Posted on May 12th, 2008 |
Over the weekend I ran into a problem with two user’s interactive sessions taking up 100% of the system resources. Usually the 400 is very good at managing run away processes but these particular jobs caused the system to stop responding to all user requests, even for new sign on sessions. The console was still operational and I was able to pull up WRKACTJOB and see the two jobs that were killing the system. I wanted to view the logs before I killed the processes and once I select a 5 to view the job my console also froze. I was dead in the water. After 20 minutes of waiting for the console to do something I caved in and performed a hard shutdown of the system by holding the power button which resulted in 30 damaged data queues that I had to manually recreate once the system came back up.
Lesson learned: put the jobs killing the system on hold before trying to diagnose them.
Posted on March 28th, 2008 |
I wanted to be more proactive when a job on our System i crashed so I started looking into options to send an email notification and SMS text message if something needed attention. After searching for a bit I came across a program on code400.com that was very close to what I wanted. This is an RPGLE program that uses the QUSLJOB API to list any job that is in *MSGW status and then send an email with the details of the job’s error using SNDDST. I made a few modifications to the code after trying it to better fit my needs. The program only had the capability to send to one email address yet I wanted to send it to an email distribution list on our Exchange server as well as send a text message to my phone for after hours support. The program also sent EVERY job in *MSGW, including any printer alignment messages. With my very basic knowledge of RPG I was able to add multiple email address variables and exclude any job that runs in the QSPL subsystem from being included.

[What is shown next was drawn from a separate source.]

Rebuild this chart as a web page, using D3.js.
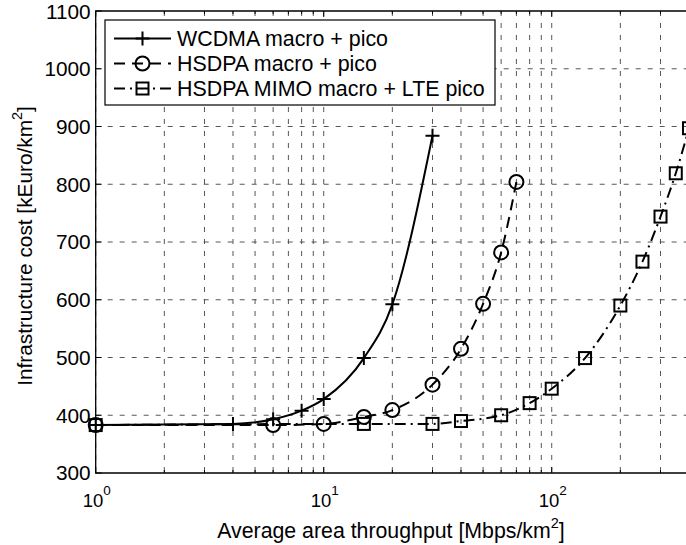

Once the program ran to my liking I wrote a simple CL program that would call the program every 5 min and added the CL as an auto start job entry to our ITDEPT subsystem. I’ve had this configuration running for the past 6 months and it’s a great way to stay on top of any jobs that may be holding up QBATCH. Critical system jobs are usually fixed before end users even know something was broken.
Download the code here. The two variables for email are ’emailaddress’ and ’emailaddress1′. Simply change the variables to the email addresses you would like the messages sent to and compile.